The Central Bank of Nigeria (CBN) which is the apex bank in Nigeria has rolled out sanctions to commercial banks participating in the disbursement of the N213bn Nigeria Electricity Market Stabilisation Facility, also known as the power sector intervention fund.
The penalties were contained in a five-page circular posted on the CBN website on Monday, September 1, 2016 and signed by the Director, Financial Policy and Regulation, CBN, Mr. Kevin Amugo.
The Central Bank of Nigeria, CBN had in collaboration with other Ministries and Agencies such as the Ministry of Petroleum Resources, Ministry of Power and the Nigerian Electricity Regulatory Commission (NERC) signed a Memorandum of Understanding (MoU) on the NEMSF.
The N213 billion facility was launched in 2014 and was expected to bring about improvements in Nigeria’s power supply for the benefit of all Nigerians.
Early this year, May to be precise, the CBN disbursed N55,456,161,481 from the facility, which was the fourth batch from the N213 billion according to ThisDay.
Listing the sanction in the latest circular, the central bank stated that firstly, if a collection bank and the principal collection bank fails to provide the refinancer/administrator with statement of account for the transaction account within five business days after the end of each month, the first sanction would be a warning letter to the bank, instructing that the infraction must be remedied within two working days.
Further infraction on the matter involves a financial penalty of a minimum of N500,000 daily until the infraction is remedied, on each account that such infraction is committed.
“If there is further infraction by the deposit money bank (DMB) after payment of the above financial penalty, the DMB’s participation as a Mandate Bank under the CBN-NEMSF shall be terminated,” it added.
Secondly, the circular stated that if a DMB does not comply with a request by the refinancer/administrator to provide copies of statements for any other Discos’ accounts maintained by it and such other information relating to the transaction effected or to be effected on the transaction accounts within five business days from the date of such request, the bank would be served a warning letter at first.
“Failure to comply within two working days will attract a financial penalty of a minimum of N500,000 daily until the infraction is remedied. If there is further infraction by the DMB after payment of the above financial penalty, the DMB’s participation as a Mandate Bank under the CBN-NEMSF shall be terminated,” it added.

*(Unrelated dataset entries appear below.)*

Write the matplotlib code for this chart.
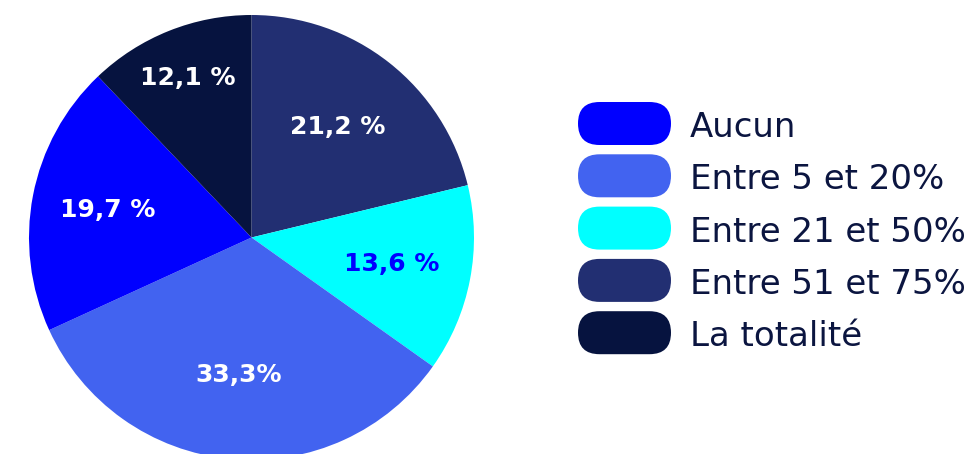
import numpy as np
import matplotlib
matplotlib.use('Agg')
from matplotlib import pyplot as plt
from matplotlib.patches import FancyBboxPatch

# data, clockwise from the top
labels = ['Entre 51 et 75%', 'Entre 21 et 50%', 'Entre 5 et 20%', 'Aucun', 'La totalité']
values = [21.2, 13.6, 33.3, 19.7, 12.1]
value_texts = ['21,2 %', '13,6 %', '33,3%', '19,7 %', '12,1 %']
colors = ['#222f72', '#00ffff', '#4263f0', '#0000ff', '#06133f']
text_colors = ['white', '#0000ff', 'white', 'white', 'white']
label_dist = [0.63, 0.64, 0.62, 0.66, 0.77]

legend_order = ['Aucun', 'Entre 5 et 20%', 'Entre 21 et 50%', 'Entre 51 et 75%', 'La totalité']

W, H = 970, 454
fig = plt.figure(figsize=(W / 100, H / 100), dpi=100)

cx, cy, r = 251.5, 237.5, 222.5
ax = fig.add_axes([(cx - r) / W, (H - cy - r) / H, 2 * r / W, 2 * r / H])
wedges, _ = ax.pie(values, colors=colors, startangle=90, counterclock=False,
                   wedgeprops=dict(linewidth=0))
ax.set_xlim(-1, 1)
ax.set_ylim(-1, 1)
ax.set_aspect('equal')
ax.axis('off')

for w, txt, tc, d in zip(wedges, value_texts, text_colors, label_dist):
    ang = np.deg2rad((w.theta1 + w.theta2) / 2)
    ax.text(d * np.cos(ang), d * np.sin(ang), txt, ha='center', va='center',
            color=tc, fontsize=18, fontweight='bold', family='DejaVu Sans')

# legend in pixel coordinates
lg = fig.add_axes([0, 0, 1, 1])
lg.set_xlim(0, W)
lg.set_ylim(H, 0)
lg.axis('off')
lg.patch.set_alpha(0)
for i, name in enumerate(legend_order):
    y0 = 102 + i * 52.3
    c = colors[labels.index(name)]
    lg.add_patch(FancyBboxPatch((578, y0), 93, 43,
                                boxstyle='round,pad=0,rounding_size=21.5',
                                fc=c, ec='none'))
    lg.text(690, y0 + 35, name, ha='left', va='baseline', fontsize=24.5,
            color='#0b1540', family='DejaVu Sans')

fig.savefig('out.png', dpi=100)
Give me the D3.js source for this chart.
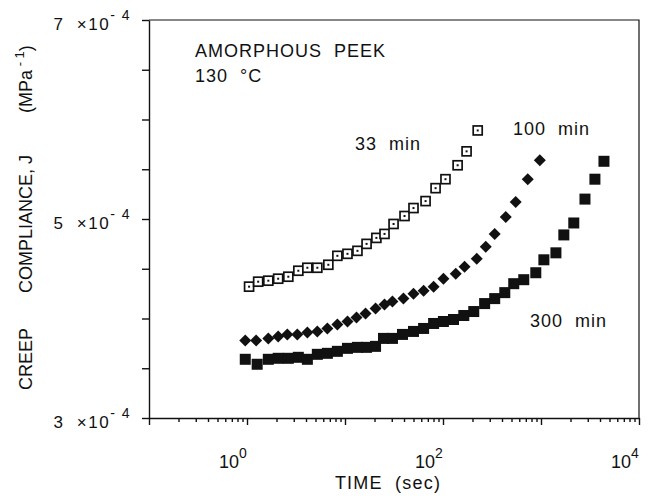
<!DOCTYPE html>
<html>
<head>
<meta charset="utf-8">
<script src="https://cdn.jsdelivr.net/npm/d3@7"></script>
<style>
body { margin: 0; background: #fff; }
svg text { font-family: "Liberation Sans", Arial, sans-serif; fill: #111; }
</style>
</head>
<body>
<div class="graphic"></div>
<script>
// creep compliance J (units of 1e-4 MPa^-1) vs time (sec), amorphous PEEK at 130 C
var t33 = [1.05, 1.30, 1.65, 2.08, 2.64, 3.34, 4.13, 5.22, 6.76, 8.36, 10.6, 13.4, 16.6, 20.9, 25.3, 31.3, 40.5, 50.0, 66.4, 84.0, 106, 141, 174, 226];
var j33 = [4.32, 4.37, 4.38, 4.40, 4.42, 4.48, 4.51, 4.51, 4.54, 4.63, 4.65, 4.68, 4.75, 4.81, 4.85, 4.95, 5.03, 5.11, 5.18, 5.31, 5.40, 5.54, 5.68, 5.89];

var t100 = [0.96, 1.24, 1.65, 2.08, 2.58, 3.26, 4.13, 5.22, 6.61, 8.36, 10.6, 13.1, 16.2, 20.5, 25.3, 30.5, 39.5, 50.0, 63.4, 80.2, 101, 135, 166, 221, 273, 337, 437, 552, 733, 973];
var j100 = [3.78, 3.78, 3.80, 3.82, 3.84, 3.84, 3.86, 3.87, 3.90, 3.94, 3.97, 4.01, 4.05, 4.10, 4.14, 4.17, 4.20, 4.25, 4.28, 4.32, 4.40, 4.45, 4.52, 4.60, 4.72, 4.85, 5.02, 5.17, 5.40, 5.59];

var t300 = [0.96, 1.27, 1.65, 2.08, 2.64, 3.34, 4.13, 5.22, 6.61, 8.36, 10.6, 13.4, 16.6, 20.5, 24.7, 30.5, 38.6, 50.0, 63.4, 80.2, 101, 128, 163, 206, 266, 337, 427, 527, 667, 885, 1070, 1420, 1710, 2160, 2810, 3550, 4390];
var j300 = [3.59, 3.54, 3.59, 3.60, 3.60, 3.61, 3.59, 3.64, 3.65, 3.67, 3.70, 3.71, 3.71, 3.72, 3.80, 3.80, 3.84, 3.87, 3.90, 3.95, 3.97, 3.99, 4.03, 4.07, 4.15, 4.20, 4.26, 4.35, 4.39, 4.46, 4.59, 4.66, 4.84, 4.96, 5.20, 5.40, 5.58];

var xDecades = [0.1, 1, 10, 100, 1000, 10000];
var xLabels = [{v: 1, e: "0"}, {v: 100, e: "2"}, {v: 10000, e: "4"}];
var yTicks = [3, 3.5, 4, 4.5, 5, 5.5, 6, 6.5, 7];
var yLabels = [{v: 3, m: "3"}, {v: 5, m: "5"}, {v: 7, m: "7"}];

var W = 648, H = 497;
var margin = {left: 149, right: 639, top: 20, bottom: 418};

var svg = d3.select(".graphic").append("svg")
    .attr("width", W)
    .attr("height", H);

var x = d3.scaleLog().domain([0.1, 10000]).range([margin.left, margin.right]);
var y = d3.scaleLinear().domain([3, 7]).range([margin.bottom, margin.top]);

// minor x ticks (2..9 of each decade)
var minor = [];
xDecades.slice(0, -1).forEach(function(d) {
    for (var k = 2; k <= 9; k++) minor.push(d * k);
});

svg.append("g")
    .attr("transform", "translate(0," + margin.bottom + ")")
    .call(d3.axisBottom(x).tickValues(minor).tickSize(4).tickSizeOuter(0).tickFormat(""))
    .call(function(g) { g.select(".domain").remove(); });

svg.append("g")
    .attr("transform", "translate(0," + margin.bottom + ")")
    .call(d3.axisBottom(x).tickValues(xDecades).tickSize(7).tickSizeOuter(0).tickFormat(""));

svg.append("g")
    .attr("transform", "translate(" + margin.left + ",0)")
    .call(d3.axisLeft(y).tickValues(yTicks).tickSize(7).tickSizeOuter(0).tickFormat(""));

svg.selectAll(".domain, .tick line").attr("stroke", "#111").attr("stroke-width", 1.4);

// frame top and right
svg.append("path")
    .attr("d", "M" + margin.left + "," + margin.top + "H" + margin.right + "V" + margin.bottom)
    .attr("fill", "none")
    .attr("stroke", "#111")
    .attr("stroke-width", 1.2);

// x tick labels 10^n
var xl = svg.selectAll(".xl").data(xLabels).enter().append("text")
    .attr("class", "xl")
    .attr("x", function(d) { return x(d.v) - 14; })
    .attr("y", 468)
    .attr("text-anchor", "middle")
    .style("font-size", "18px");
xl.append("tspan").text("10");
xl.append("tspan").attr("dy", -10).style("font-size", "14px").text(function(d) { return d.e; });

// y tick labels  n x10^-4
var yl = svg.selectAll(".yl").data(yLabels).enter().append("text")
    .attr("class", "yl")
    .attr("x", 131)
    .attr("y", function(d) { return y(d.v) + 10; })
    .attr("text-anchor", "end")
    .style("font-size", "17px")
    .style("letter-spacing", "1.5px")
    .style("white-space", "pre");
yl.append("tspan").text(function(d) { return d.m + "  \u00d710"; });
yl.append("tspan").attr("dy", -10).style("font-size", "14px").text("\u2010 4");

// axis titles
svg.append("text")
    .attr("x", 388).attr("y", 489)
    .attr("text-anchor", "middle")
    .style("font-size", "18px")
    .style("letter-spacing", "1.2px")
    .style("white-space", "pre")
    .text("TIME  (sec)");

function yTitle(yy, txt) {
    return svg.append("text")
        .attr("transform", "translate(32," + yy + ") rotate(-90)")
        .style("font-size", "18px")
        .style("white-space", "pre")
        .text(txt);
}
yTitle(390, "CREEP");
yTitle(293, "COMPLIANCE, J");
var mpa = yTitle(113, "(MPa");
mpa.append("tspan").attr("dy", -8).style("font-size", "13px").text(" \u2010 1");
mpa.append("tspan").attr("dy", 8).text(")");

// annotations
var notes = [
    {x: 195, y: 57, t: "AMORPHOUS  PEEK"},
    {x: 195, y: 82, t: "130  \u00b0C"},
    {x: 355, y: 150, t: "33  min"},
    {x: 513, y: 135, t: "100  min"},
    {x: 530, y: 327, t: "300  min"}
];
svg.selectAll(".note").data(notes).enter().append("text")
    .attr("class", "note")
    .attr("x", function(d) { return d.x; })
    .attr("y", function(d) { return d.y; })
    .style("font-size", "18px")
    .style("letter-spacing", "1px")
    .style("white-space", "pre")
    .text(function(d) { return d.t; });

// 33 min: open squares with center dot
var d33 = t33.map(function(t, i) { return [t, j33[i]]; });
var g33 = svg.selectAll(".p33").data(d33).enter().append("g")
    .attr("class", "p33")
    .attr("transform", function(d) { return "translate(" + x(d[0]) + "," + y(d[1]) + ")"; });
g33.append("rect")
    .attr("x", -4.5).attr("y", -4.5).attr("width", 9).attr("height", 9)
    .attr("fill", "#fff").attr("stroke", "#111").attr("stroke-width", 1.7);
g33.append("rect")
    .attr("x", -1).attr("y", -1).attr("width", 2).attr("height", 2)
    .attr("fill", "#111");

// 100 min: filled diamonds
var d100 = t100.map(function(t, i) { return [t, j100[i]]; });
svg.selectAll(".p100").data(d100).enter().append("path")
    .attr("class", "p100")
    .attr("d", "M0,-6L6,0L0,6L-6,0Z")
    .attr("fill", "#111")
    .attr("transform", function(d) { return "translate(" + x(d[0]) + "," + y(d[1]) + ")"; });

// 300 min: filled squares
var d300 = t300.map(function(t, i) { return [t, j300[i]]; });
svg.selectAll(".p300").data(d300).enter().append("rect")
    .attr("class", "p300")
    .attr("x", function(d) { return x(d[0]) - 5.5; })
    .attr("y", function(d) { return y(d[1]) - 5.5; })
    .attr("width", 11).attr("height", 11)
    .attr("fill", "#111");
</script>
</body>
</html>
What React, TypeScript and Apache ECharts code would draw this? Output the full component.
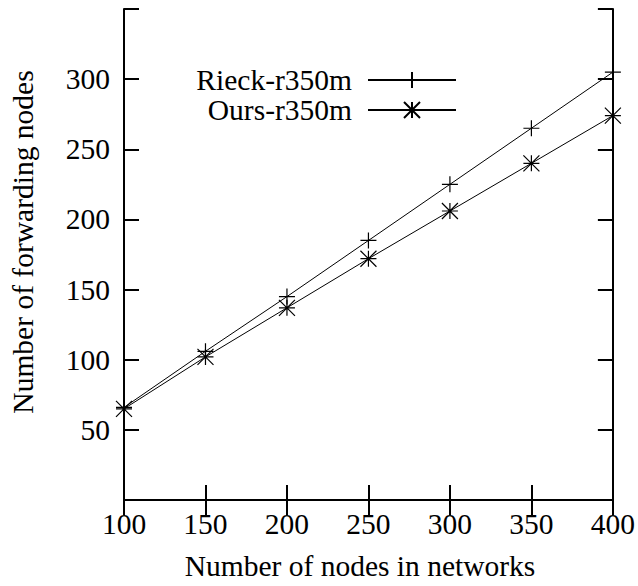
import React, { useEffect, useRef } from "react";
import * as echarts from "echarts";

const nodes = [100, 150, 200, 250, 300, 350, 400];
const rieck = [66, 106, 145, 185, 225, 265, 305];
const ours = [65, 102, 137, 172, 206, 240, 274];
const seriesNames = ["Rieck-r350m", "Ours-r350m"];
const xTitle = "Number of nodes in networks";
const yTitle = "Number of forwarding nodes";

const FONT = "'Liberation Serif', 'DejaVu Serif', serif";
const FS = 29.5;
const PLUS = "path://M0,-1L0,1M-1,0L1,0";
const STAR = "path://M0,-1L0,1M-1,0L1,0M-1,-1L1,1M-1,1L1,-1";

export default function App() {
  const ref = useRef<HTMLDivElement>(null);
  useEffect(() => {
    if (!ref.current) return;
    const chart = echarts.init(ref.current, undefined, { renderer: "svg" });
    const axisLine = { show: true, lineStyle: { color: "#000", width: 2 } };
    const axisTick = { show: true, inside: true, length: 15, lineStyle: { color: "#000", width: 2 } };
    const hideEnds = (v: number) => (v === 0 || v === 350 ? "" : String(v));
    const mk = (name: string, data: number[], symbol: string) => ({
      name,
      type: "line",
      data: nodes.map((x, i) => [x, data[i]]),
      symbol,
      symbolSize: 16,
      clip: false,
      lineStyle: { color: "#000", width: 1 },
      itemStyle: { color: "#000", borderColor: "#000", borderWidth: 1.2 },
      emphasis: { disabled: true },
    });
    chart.setOption({
      animation: false,
      backgroundColor: "#fff",
      grid: { left: 124, right: 25, top: 9, bottom: 86, containLabel: false },
      xAxis: [
        {
          type: "value", min: 100, max: 400, interval: 50, position: "bottom",
          axisLine, axisTick, splitLine: { show: false },
          axisLabel: { color: "#000", fontFamily: FONT, fontSize: FS, margin: 9 },
        },
        {
          type: "value", min: 100, max: 400, interval: 50, position: "top",
          axisLine, axisTick, splitLine: { show: false }, axisLabel: { show: false },
        },
      ],
      yAxis: [
        {
          type: "value", min: 0, max: 350, interval: 50, position: "left",
          axisLine, axisTick, splitLine: { show: false },
          axisLabel: { color: "#000", fontFamily: FONT, fontSize: FS, margin: 14, formatter: hideEnds },
        },
        {
          type: "value", min: 0, max: 350, interval: 50, position: "right",
          axisLine, axisTick, splitLine: { show: false }, axisLabel: { show: false },
        },
      ],
      legend: {
        orient: "vertical",
        right: 176,
        top: 60,
        align: "right",
        itemWidth: 88,
        itemHeight: 20,
        itemGap: 0,
        data: seriesNames,
        textStyle: { color: "#000", fontFamily: FONT, fontSize: FS, lineHeight: 28, padding: [0, 11, 0, 0] },
      },
      graphic: [
        {
          type: "text", x: 360, y: 566,
          style: { text: xTitle, fill: "#000", font: `${FS}px ${FONT}`, align: "center", verticalAlign: "middle" },
        },
        {
          type: "text", x: 23, y: 242, rotation: Math.PI / 2,
          style: { text: yTitle, fill: "#000", font: `${FS}px ${FONT}`, align: "center", verticalAlign: "middle" },
        },
      ],
      series: [mk(seriesNames[0], rieck, PLUS), mk(seriesNames[1], ours, STAR)],
    });
    return () => chart.dispose();
  }, []);
  return <div ref={ref} style={{ position: "fixed", left: 0, top: 0, width: 638, height: 586 }} />;
}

Thirdly, any DMB that does not comply with the operational process document (circular) issued by the CBN pursuant to the accounts administration agreement, would also be issued a warning letter with other sanctions stated in the first and second infractions stated above.
Fourthly, if there is a closure of a transaction account by a DMB without prior written consent of the refinancer, the penalty, according to the CBN, would be N2 million and further infraction entails terminating the DMB’s participation as a Mandate Bank.
Other issues that would be regarded as infractions as highlighted by the central bank that could attract various forms of sanctions include: when a collection bank and principal collection banks do not provide the right to view Transaction Accounts or any such other information relating to the transactions effected or to be effected on the Transaction Account in real time; where collection banks allow revenues (including cash collections and revenues received from all electronic or other platforms) generated by any Disco to be paid directly in any account other than the Feeder Collection Accounts as stipulated in the Account Administration Agreement; and where collection banks allow a debit/withdrawal from a Feeder Collection Account (FCA) to the principal collection account contrary to terms of the Accounts Administration Agreement.
Others include a situation where the DMBs open additional bank account(s) for a Beneficiary Disco, whether not for the purpose of receiving payments, fines, fees or electricity consumed by its customers without the prior written consent of the refinancer as well as where the DMBs permit debit/withdrawals from the FCA to a non-principal collection account.
These attract sanctions that range from N2 million and their termination as Mandate Banks.
Meanwhile, the naira closed at N422 to the dollar on the parallel market monday, marginally stronger than the N423 to the dollar it was last Friday. On the interbank forex market, the spot rate of the naira closed at N314.20 to the dollar, slightly higher than the N314.77 to the dollar it closed last Friday.